The Bible teaches us from Genesis to Revelation the character of God and the calling He has put on our life to be His image bearer to everyone, everywhere. God is forgiving and merciful. As His image bearers, we are to be forgiving and merciful to everyone, in the family, in the community, and in the workplace. But this truth won’t be realized or transform us if we don’t know God’s word. The Bible is God’s love letter to us, and it is our life manual to help us know Jesus as Lord and Savior, and to live as God’s image bearers. Knowledge of the Bible is essential to our well being. We are called to a relationship with Jesus, not to a religion or denomination. Our relationship with Jesus is cultivated through reading the Bible, prayer, and fellowship with other believers, not by just attending church on Sunday, or being a member of a particular denomination. There’s a difference, a huge one, possibly the difference between life and death. Too often people think that if they just go to church, then they are okay with God. Some get caught up in religious activities, checking the boxes of religious and denominational do’s and don’ts, and think that satisfies God, but they’re not reading the Bible, and they're in contention with people constantly. Religion doesn’t save us, or transform us, or make us right with God, or make us loving, only Jesus does.
We are forgiven. We are free. Let’s live this way
If we dare call ourselves Christian, then we ought to act like it, or we should remove that label from our identity. It doesn’t matter what we have done, or what someone has done to us, we have no right to hang on to hurt. No one has been wronged or hurt more than Jesus. My earnest prayer and request is that we each look into the mirror and ask God and ourselves: Am I bearing God’s image? Am I following Jesus and imitating Him? Not am I obeying the rules of the church, or the priest, or the pastor? But am I obeying God’s word, loving the Lord my God with all my heart, soul, strength, and mind, and loving others as Christ did, by dying to my way and esteeming others higher than myself?

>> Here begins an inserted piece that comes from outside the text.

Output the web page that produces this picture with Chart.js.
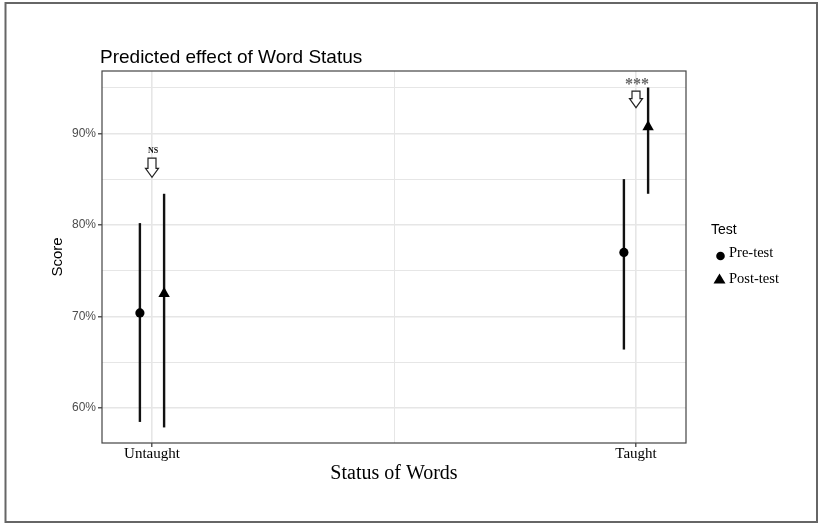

I dream of reconciliation. Some think it’s not possible. Some say hearts are too hard. I’m a big dreamer though, and a big believer that all things are possible when we fix our eyes on Jesus. My dream, my prayer, is that we purpose in our hearts to be God’s image bearers to one another, and to the world. May we live in light of the forgiveness and freedom that Christ won for us. God saved us and set us free to live for Him, and He gave us an example to follow — Jesus. He is our standard to measure ourselves by, not anyone else. Let us seek Him and His righteousness, and love each other the way He does (unconditionally, gently, mercifully, patiently), forgiving each other just as God in Christ forgave us. Let us strive for peace with each other rather than strive against each other. How do we do this? We go first. We don’t wait for someone else to go first, or wait for an apology. We go first, just like Jesus did. We each take that first step toward one another in pursuing peace and reconciliation. Forgive and put the past behind, focus on the way of Jesus, and love and accept each other with all of our imperfections, because we’re not perfect either, and move forward showing the world how much we love God by loving one another, for loves sake.